A drizzle is optional, but it enhances the lemon flavor dramatically and adds a beautiful, glossy finish.

Making the Drizzle

In a small bowl, whisk together the powdered sugar (sifted, ideally, to prevent lumps) and fresh lemon juice.

Whisk until smooth and slightly thick. If it’s too thick, add a few drops of water or more lemon juice. If it’s too thin, add more powdered sugar.

Serving

Drizzle the glaze generously over the warm or cooled pudding. Sprinkle the remaining ½ cup of fresh raspberries over the top for color and freshness. Serve warm with a scoop of vanilla ice cream or fresh whipped cream.


Troubleshooting: Avoiding a Soggy Disaster

A great bread pudding is soft and creamy inside, not mushy.

1. Soggy Bottoms

This happens when the bread wasn’t dry enough or you let it soak for too long. Make sure your bread is properly staled/dried.

2. Burnt Top, Raw Middle

If your oven runs hot, cover the dish loosely with foil for the first 30 minutes of baking, then remove the foil to allow the top to brown.

3. Separated/Curdled Custard

You added the milk too quickly to the eggs, or you baked the pudding at too high a temperature. Always temper the eggs slowly and stick to the 350°F baking temperature.
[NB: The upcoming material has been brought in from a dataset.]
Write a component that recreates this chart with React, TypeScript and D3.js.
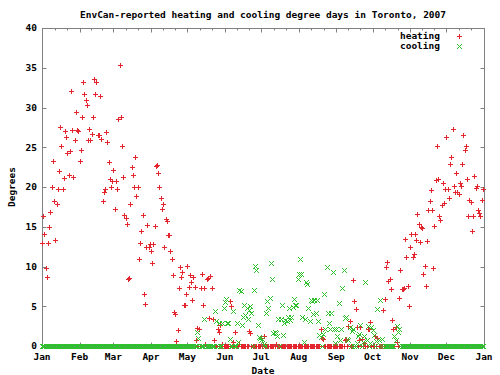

Customizing Your Bread Pudding

The lemon-raspberry combination is fantastic, but you can easily adapt this base recipe.

  • Chocolate Chip: Substitute the raspberries for chocolate chips and add a splash of bourbon to the custard for warmth.
  • Apple Cinnamon: Swap raspberries for diced, sautéed apples and replace lemon zest with cinnamon and nutmeg.
  • Gluten-Free: Use a sturdy, store-bought gluten-free bread. Ensure you cube and dry it thoroughly.

Conclusion

You’ve successfully baked a perfect, creamy, and vibrant Lemon Raspberry Bread Pudding. You mastered the important technique of drying your bread and tempering your custard, resulting in a dessert that is far from Grandma’s leftovers (unless your grandma was a professional pastry chef, in which case, apologies).

This dessert is satisfying, comforting, and bright—a true joy to share.